- What you should do
Quote the data exactly, first line to the line containing "from bokeh.resources import INLINE", with no pictures.

========================

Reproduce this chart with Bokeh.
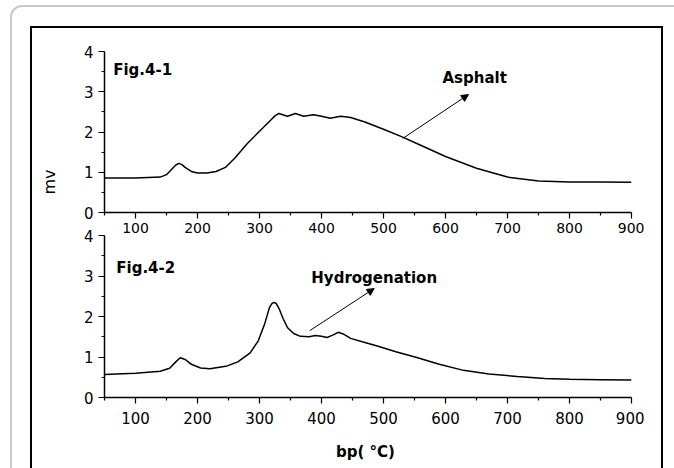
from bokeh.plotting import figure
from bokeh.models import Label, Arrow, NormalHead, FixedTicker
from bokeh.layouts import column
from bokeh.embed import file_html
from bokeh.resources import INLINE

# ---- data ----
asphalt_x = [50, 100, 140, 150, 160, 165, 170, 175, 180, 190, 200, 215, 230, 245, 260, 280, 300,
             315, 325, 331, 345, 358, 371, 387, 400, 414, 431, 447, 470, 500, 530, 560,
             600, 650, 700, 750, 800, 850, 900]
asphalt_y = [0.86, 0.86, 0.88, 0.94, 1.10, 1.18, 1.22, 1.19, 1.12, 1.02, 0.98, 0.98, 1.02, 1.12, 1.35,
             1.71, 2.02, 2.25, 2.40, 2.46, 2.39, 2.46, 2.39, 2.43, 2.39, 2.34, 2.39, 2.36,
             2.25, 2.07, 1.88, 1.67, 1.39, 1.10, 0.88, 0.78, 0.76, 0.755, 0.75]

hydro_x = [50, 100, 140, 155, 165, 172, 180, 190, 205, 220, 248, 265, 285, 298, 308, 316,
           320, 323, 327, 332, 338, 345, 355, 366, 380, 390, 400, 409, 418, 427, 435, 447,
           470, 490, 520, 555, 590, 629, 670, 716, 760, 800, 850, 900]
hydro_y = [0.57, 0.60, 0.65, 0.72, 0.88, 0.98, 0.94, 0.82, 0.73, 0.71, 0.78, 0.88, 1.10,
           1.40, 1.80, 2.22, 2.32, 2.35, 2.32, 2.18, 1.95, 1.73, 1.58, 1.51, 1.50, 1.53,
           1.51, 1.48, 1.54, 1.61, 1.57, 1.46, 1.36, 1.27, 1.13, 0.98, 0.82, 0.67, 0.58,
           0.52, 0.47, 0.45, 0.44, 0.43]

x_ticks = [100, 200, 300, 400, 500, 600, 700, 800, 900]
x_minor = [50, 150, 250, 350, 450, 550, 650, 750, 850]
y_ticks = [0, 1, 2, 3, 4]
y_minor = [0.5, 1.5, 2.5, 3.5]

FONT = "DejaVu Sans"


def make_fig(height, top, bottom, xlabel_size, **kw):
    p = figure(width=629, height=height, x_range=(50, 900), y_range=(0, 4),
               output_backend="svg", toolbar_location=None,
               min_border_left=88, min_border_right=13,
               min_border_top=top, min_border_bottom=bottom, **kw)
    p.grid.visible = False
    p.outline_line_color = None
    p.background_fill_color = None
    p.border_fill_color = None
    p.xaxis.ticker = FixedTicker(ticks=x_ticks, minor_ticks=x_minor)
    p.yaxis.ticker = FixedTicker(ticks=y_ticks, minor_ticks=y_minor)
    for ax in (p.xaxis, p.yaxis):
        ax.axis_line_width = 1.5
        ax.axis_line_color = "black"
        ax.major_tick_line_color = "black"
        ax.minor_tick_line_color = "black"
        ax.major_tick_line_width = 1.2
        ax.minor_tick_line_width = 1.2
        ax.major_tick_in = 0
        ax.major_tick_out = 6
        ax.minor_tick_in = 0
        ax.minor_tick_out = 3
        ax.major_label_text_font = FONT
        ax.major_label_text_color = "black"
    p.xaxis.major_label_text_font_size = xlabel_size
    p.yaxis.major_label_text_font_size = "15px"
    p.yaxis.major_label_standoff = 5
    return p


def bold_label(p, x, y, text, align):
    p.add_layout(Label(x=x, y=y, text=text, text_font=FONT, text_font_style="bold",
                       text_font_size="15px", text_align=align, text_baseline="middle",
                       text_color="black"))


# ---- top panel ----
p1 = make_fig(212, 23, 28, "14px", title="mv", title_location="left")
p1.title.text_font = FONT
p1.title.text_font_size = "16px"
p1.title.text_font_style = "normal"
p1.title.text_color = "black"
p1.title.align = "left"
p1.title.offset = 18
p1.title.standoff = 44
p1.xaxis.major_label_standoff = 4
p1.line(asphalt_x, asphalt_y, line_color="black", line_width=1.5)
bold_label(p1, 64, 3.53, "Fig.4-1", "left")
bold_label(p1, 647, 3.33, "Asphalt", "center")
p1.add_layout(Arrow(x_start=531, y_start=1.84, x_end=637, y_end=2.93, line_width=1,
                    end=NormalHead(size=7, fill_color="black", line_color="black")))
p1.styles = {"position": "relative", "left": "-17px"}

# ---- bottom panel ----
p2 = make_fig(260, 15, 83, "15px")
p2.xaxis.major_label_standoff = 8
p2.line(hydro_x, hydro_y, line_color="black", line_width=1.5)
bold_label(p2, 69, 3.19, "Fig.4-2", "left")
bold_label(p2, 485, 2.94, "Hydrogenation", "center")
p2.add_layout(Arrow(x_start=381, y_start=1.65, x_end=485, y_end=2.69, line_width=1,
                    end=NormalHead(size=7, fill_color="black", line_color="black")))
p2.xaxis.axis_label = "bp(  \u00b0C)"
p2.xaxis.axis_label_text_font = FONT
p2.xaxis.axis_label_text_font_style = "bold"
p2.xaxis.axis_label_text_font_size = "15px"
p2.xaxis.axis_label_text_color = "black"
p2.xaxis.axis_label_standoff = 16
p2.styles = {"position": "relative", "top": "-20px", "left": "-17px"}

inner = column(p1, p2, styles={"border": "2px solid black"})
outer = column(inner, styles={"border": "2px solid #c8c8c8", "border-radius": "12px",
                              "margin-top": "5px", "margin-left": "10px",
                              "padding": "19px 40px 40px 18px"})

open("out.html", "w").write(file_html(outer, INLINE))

========================

- Written response
Reproduce this chart with Bokeh.
from bokeh.plotting import figure
from bokeh.models import Label, Arrow, NormalHead, FixedTicker
from bokeh.layouts import column
from bokeh.embed import file_html
from bokeh.resources import INLINE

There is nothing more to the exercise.